Good liturgy does the same thing. It invites us to enter what the Greeks used to refer to as kairos – a concept of time that is not focused upon measurement as much as experience. Since for God there really is not beginning or end, it is how God ‘knows’ time. I can only imagine that for the early Christians, the service that we know as the Eucharist would have had much the same effect. The words, smells, and tastes would have brought the early believers back to an experience of Jesus when he physically walked the Earth. The mystery of the sacraments is that, if we let them, they allow us to make that experience truly present for us as well!

Sure beats a box of chocolates!

Monday, March 2, 2009

“Sitting in a chair in the sky.”

The word “Eucharist” comes from the Greek word for thanksgiving. In the Catholic faith, we use it to describe the liturgical action whereby we enter into communion with God. Thus, we enter into relationship with God first and foremost by expressing gratitude.

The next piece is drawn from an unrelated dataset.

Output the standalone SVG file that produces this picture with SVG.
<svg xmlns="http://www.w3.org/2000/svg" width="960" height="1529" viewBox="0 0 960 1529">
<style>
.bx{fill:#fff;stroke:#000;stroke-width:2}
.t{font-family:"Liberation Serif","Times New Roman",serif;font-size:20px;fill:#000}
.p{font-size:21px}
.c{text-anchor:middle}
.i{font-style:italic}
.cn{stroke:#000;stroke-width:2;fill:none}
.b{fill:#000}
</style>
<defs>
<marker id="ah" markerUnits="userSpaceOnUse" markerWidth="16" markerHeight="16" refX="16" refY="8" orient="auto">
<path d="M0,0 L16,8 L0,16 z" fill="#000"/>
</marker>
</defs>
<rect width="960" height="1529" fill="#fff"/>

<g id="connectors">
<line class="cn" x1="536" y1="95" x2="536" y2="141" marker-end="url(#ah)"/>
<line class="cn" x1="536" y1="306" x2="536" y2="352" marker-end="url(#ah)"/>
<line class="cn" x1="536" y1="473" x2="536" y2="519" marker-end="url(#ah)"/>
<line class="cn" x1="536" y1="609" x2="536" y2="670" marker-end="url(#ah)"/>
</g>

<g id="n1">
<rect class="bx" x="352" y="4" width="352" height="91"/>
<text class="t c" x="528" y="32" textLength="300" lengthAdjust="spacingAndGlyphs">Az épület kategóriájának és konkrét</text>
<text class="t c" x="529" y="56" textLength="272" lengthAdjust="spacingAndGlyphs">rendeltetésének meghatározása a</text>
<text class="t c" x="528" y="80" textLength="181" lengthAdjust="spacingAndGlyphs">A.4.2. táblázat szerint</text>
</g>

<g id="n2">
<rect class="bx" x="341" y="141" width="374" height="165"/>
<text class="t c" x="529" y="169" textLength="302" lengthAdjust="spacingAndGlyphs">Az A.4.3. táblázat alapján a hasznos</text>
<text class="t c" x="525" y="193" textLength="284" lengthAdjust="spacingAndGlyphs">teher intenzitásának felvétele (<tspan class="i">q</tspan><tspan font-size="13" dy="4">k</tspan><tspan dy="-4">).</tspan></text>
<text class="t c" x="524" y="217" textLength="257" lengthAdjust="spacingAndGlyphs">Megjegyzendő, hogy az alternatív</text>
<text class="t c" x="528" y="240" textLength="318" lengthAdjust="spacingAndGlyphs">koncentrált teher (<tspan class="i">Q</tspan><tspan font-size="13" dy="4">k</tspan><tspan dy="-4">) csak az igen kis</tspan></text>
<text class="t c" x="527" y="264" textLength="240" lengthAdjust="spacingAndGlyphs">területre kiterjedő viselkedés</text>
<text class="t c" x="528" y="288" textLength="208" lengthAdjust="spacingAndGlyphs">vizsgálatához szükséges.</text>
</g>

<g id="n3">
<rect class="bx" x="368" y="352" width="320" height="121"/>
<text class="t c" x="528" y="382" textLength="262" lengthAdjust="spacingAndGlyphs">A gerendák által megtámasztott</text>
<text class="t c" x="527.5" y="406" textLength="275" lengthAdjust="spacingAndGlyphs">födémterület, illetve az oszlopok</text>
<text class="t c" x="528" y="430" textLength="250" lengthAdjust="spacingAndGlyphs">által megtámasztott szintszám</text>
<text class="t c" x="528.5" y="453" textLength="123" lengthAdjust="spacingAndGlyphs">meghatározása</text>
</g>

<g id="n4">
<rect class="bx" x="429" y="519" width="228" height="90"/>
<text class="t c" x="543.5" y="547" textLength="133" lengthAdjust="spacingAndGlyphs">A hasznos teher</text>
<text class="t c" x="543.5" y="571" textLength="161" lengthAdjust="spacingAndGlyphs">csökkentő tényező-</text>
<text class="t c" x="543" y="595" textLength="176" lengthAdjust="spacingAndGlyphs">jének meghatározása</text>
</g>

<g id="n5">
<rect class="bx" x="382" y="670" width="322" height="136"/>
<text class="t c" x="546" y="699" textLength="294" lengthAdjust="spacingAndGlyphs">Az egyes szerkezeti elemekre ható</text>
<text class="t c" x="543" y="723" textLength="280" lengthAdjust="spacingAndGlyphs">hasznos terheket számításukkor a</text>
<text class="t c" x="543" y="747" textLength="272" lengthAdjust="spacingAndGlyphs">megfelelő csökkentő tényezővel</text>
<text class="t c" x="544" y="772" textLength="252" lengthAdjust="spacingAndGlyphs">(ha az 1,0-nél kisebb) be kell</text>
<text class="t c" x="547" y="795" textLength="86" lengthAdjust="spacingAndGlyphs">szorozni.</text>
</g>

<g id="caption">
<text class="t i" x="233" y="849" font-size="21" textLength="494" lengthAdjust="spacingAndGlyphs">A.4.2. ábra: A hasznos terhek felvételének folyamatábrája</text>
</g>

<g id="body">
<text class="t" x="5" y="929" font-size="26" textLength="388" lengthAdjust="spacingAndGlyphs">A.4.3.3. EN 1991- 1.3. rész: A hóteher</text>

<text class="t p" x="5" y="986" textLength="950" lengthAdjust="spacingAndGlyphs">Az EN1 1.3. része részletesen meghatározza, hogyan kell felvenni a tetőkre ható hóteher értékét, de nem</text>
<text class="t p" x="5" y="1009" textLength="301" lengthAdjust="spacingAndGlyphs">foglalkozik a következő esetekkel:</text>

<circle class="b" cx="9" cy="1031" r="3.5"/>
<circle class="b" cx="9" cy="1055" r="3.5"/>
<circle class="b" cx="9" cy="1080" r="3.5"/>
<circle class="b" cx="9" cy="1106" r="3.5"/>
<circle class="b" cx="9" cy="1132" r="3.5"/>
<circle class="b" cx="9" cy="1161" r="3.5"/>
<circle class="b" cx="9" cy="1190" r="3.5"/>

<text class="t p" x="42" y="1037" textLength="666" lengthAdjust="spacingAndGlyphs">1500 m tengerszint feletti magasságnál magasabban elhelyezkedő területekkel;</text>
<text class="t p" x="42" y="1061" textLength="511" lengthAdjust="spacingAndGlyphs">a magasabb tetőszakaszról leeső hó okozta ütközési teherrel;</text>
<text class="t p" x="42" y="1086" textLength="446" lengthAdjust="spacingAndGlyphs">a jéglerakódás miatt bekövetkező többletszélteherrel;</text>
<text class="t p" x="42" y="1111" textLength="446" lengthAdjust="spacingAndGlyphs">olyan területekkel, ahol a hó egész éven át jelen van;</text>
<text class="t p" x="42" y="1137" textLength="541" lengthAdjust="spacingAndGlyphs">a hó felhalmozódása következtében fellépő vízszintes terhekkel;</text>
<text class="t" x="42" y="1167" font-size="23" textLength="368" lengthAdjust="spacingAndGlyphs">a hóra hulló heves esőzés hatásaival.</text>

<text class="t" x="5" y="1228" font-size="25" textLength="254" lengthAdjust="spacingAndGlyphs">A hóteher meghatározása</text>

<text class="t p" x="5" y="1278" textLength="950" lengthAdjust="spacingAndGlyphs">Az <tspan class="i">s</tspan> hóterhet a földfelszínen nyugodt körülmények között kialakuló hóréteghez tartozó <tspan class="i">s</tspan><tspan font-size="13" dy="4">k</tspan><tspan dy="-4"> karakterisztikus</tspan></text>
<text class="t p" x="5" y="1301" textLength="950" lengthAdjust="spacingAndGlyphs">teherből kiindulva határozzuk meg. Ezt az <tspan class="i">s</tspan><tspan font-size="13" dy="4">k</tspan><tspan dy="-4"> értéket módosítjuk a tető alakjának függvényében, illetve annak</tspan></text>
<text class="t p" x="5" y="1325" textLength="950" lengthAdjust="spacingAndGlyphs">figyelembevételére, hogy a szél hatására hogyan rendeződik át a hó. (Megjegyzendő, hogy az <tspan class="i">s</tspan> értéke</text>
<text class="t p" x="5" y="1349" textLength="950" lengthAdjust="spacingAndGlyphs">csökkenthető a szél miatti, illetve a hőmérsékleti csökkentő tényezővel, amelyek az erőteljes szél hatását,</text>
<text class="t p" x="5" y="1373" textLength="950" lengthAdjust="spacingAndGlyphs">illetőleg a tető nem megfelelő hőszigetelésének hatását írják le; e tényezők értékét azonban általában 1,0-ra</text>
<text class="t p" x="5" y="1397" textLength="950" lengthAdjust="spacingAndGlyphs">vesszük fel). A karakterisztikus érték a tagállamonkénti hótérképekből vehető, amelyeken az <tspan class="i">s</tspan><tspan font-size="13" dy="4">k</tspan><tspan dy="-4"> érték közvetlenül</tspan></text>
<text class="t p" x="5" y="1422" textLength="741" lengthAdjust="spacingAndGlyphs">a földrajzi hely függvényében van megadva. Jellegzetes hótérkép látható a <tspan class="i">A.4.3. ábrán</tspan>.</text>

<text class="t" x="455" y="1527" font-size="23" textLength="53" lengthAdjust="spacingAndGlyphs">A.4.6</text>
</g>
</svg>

The stain of Original Sin is blindness to the truth that we are made in the image and likeness of God. It is the inability to acknowledge what I recently heard described as our “Original Blessing.” Thus, on a very basic level, our Original Sin is really the offense of ingratitude.

The Ironic Catholic recently posted a video clip that points out one way this Original Sin is still present in the world today (Warning: the language is a little bit rough around the edges, but the message more than makes up for it):


We are called to enter into relationship with God. To give thanks for the reality that all we have is Gift and we already are Blessed and Chosen by the Almighty Father. Until we do, we will always be searching for the forbidden fruit, and will feel cheated by the very fact that it is forbidden!